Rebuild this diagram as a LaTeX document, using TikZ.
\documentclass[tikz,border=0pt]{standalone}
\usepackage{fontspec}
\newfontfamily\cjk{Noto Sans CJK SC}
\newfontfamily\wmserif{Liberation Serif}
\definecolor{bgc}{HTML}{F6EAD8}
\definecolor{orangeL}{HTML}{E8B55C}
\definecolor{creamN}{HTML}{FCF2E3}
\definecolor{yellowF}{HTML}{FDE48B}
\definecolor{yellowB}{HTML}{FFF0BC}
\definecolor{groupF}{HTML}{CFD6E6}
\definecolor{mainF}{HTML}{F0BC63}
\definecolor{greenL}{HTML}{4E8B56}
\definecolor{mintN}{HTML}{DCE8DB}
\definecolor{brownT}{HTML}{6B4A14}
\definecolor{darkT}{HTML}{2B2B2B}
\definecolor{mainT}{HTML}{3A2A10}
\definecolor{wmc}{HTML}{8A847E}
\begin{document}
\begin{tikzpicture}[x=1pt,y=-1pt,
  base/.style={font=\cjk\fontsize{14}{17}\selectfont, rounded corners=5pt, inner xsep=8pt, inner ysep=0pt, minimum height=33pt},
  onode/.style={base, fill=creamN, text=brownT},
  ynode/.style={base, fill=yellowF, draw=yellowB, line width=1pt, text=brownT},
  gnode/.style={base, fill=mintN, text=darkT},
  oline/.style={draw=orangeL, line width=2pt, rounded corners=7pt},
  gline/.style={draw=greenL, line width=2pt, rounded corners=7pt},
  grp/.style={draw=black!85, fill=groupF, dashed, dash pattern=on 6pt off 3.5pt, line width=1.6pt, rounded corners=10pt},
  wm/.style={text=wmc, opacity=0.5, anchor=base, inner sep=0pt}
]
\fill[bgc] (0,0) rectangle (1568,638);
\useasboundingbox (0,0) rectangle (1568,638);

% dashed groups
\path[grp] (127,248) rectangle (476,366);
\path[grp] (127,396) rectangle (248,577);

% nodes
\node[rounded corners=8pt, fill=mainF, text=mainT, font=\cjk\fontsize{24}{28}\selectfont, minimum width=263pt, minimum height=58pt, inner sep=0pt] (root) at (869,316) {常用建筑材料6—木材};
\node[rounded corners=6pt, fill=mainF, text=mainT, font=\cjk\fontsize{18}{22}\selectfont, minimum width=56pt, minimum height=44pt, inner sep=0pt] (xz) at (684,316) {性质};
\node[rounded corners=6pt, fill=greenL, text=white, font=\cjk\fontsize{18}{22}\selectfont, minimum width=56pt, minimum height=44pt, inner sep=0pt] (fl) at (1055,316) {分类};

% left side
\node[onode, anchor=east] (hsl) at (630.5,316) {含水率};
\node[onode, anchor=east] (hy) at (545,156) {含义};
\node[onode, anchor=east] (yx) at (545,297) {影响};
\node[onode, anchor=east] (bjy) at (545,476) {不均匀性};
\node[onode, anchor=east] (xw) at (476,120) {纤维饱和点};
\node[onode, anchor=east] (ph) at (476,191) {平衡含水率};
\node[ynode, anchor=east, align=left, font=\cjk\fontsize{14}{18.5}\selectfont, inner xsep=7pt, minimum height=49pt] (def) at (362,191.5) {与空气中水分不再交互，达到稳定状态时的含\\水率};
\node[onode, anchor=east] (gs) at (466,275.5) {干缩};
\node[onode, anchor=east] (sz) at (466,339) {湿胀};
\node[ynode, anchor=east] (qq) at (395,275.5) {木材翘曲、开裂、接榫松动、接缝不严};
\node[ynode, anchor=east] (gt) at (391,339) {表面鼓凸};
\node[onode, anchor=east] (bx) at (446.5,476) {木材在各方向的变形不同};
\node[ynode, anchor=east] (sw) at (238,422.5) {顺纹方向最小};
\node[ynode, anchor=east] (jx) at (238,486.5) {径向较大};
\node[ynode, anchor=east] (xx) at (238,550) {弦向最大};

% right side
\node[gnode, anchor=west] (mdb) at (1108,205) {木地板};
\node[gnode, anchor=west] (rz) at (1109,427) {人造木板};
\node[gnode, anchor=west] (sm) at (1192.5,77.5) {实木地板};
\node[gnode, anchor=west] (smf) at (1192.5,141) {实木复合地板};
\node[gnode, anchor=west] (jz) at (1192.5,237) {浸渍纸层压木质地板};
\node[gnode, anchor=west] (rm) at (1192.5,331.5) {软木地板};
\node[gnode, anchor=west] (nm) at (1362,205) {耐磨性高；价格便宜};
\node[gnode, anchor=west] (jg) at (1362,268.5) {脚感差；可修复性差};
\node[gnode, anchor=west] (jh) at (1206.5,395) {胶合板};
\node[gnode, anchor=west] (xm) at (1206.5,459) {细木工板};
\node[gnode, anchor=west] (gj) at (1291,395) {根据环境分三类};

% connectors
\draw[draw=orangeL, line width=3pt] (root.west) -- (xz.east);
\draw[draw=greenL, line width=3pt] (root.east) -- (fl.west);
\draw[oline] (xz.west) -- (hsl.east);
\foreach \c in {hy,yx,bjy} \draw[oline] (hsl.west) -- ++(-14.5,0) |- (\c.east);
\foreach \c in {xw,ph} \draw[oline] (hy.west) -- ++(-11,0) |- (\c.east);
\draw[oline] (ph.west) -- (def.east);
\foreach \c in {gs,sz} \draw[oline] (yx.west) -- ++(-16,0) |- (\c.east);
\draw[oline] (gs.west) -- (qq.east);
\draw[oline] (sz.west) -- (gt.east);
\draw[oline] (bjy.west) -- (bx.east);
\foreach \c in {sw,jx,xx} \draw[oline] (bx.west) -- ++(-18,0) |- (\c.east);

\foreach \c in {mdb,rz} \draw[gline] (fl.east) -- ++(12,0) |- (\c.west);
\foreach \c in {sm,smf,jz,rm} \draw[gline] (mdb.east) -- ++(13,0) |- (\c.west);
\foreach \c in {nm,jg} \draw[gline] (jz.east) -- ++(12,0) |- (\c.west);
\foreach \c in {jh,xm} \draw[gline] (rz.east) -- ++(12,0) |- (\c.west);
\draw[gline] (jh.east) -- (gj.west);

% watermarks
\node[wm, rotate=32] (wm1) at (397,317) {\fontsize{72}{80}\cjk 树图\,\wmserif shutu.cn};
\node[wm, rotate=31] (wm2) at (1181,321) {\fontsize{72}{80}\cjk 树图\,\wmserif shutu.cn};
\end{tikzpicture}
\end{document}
★ ★ ★ ★ ★
-- Your instructions --
Please print the material above exactly as it appears, from its first line through the line containing "(127,396) rectangle (248,577);", inclusive, and stop there.

-- Full response --
Rebuild this diagram as a LaTeX document, using TikZ.
\documentclass[tikz,border=0pt]{standalone}
\usepackage{fontspec}
\newfontfamily\cjk{Noto Sans CJK SC}
\newfontfamily\wmserif{Liberation Serif}
\definecolor{bgc}{HTML}{F6EAD8}
\definecolor{orangeL}{HTML}{E8B55C}
\definecolor{creamN}{HTML}{FCF2E3}
\definecolor{yellowF}{HTML}{FDE48B}
\definecolor{yellowB}{HTML}{FFF0BC}
\definecolor{groupF}{HTML}{CFD6E6}
\definecolor{mainF}{HTML}{F0BC63}
\definecolor{greenL}{HTML}{4E8B56}
\definecolor{mintN}{HTML}{DCE8DB}
\definecolor{brownT}{HTML}{6B4A14}
\definecolor{darkT}{HTML}{2B2B2B}
\definecolor{mainT}{HTML}{3A2A10}
\definecolor{wmc}{HTML}{8A847E}
\begin{document}
\begin{tikzpicture}[x=1pt,y=-1pt,
  base/.style={font=\cjk\fontsize{14}{17}\selectfont, rounded corners=5pt, inner xsep=8pt, inner ysep=0pt, minimum height=33pt},
  onode/.style={base, fill=creamN, text=brownT},
  ynode/.style={base, fill=yellowF, draw=yellowB, line width=1pt, text=brownT},
  gnode/.style={base, fill=mintN, text=darkT},
  oline/.style={draw=orangeL, line width=2pt, rounded corners=7pt},
  gline/.style={draw=greenL, line width=2pt, rounded corners=7pt},
  grp/.style={draw=black!85, fill=groupF, dashed, dash pattern=on 6pt off 3.5pt, line width=1.6pt, rounded corners=10pt},
  wm/.style={text=wmc, opacity=0.5, anchor=base, inner sep=0pt}
]
\fill[bgc] (0,0) rectangle (1568,638);
\useasboundingbox (0,0) rectangle (1568,638);

% dashed groups
\path[grp] (127,248) rectangle (476,366);
\path[grp] (127,396) rectangle (248,577);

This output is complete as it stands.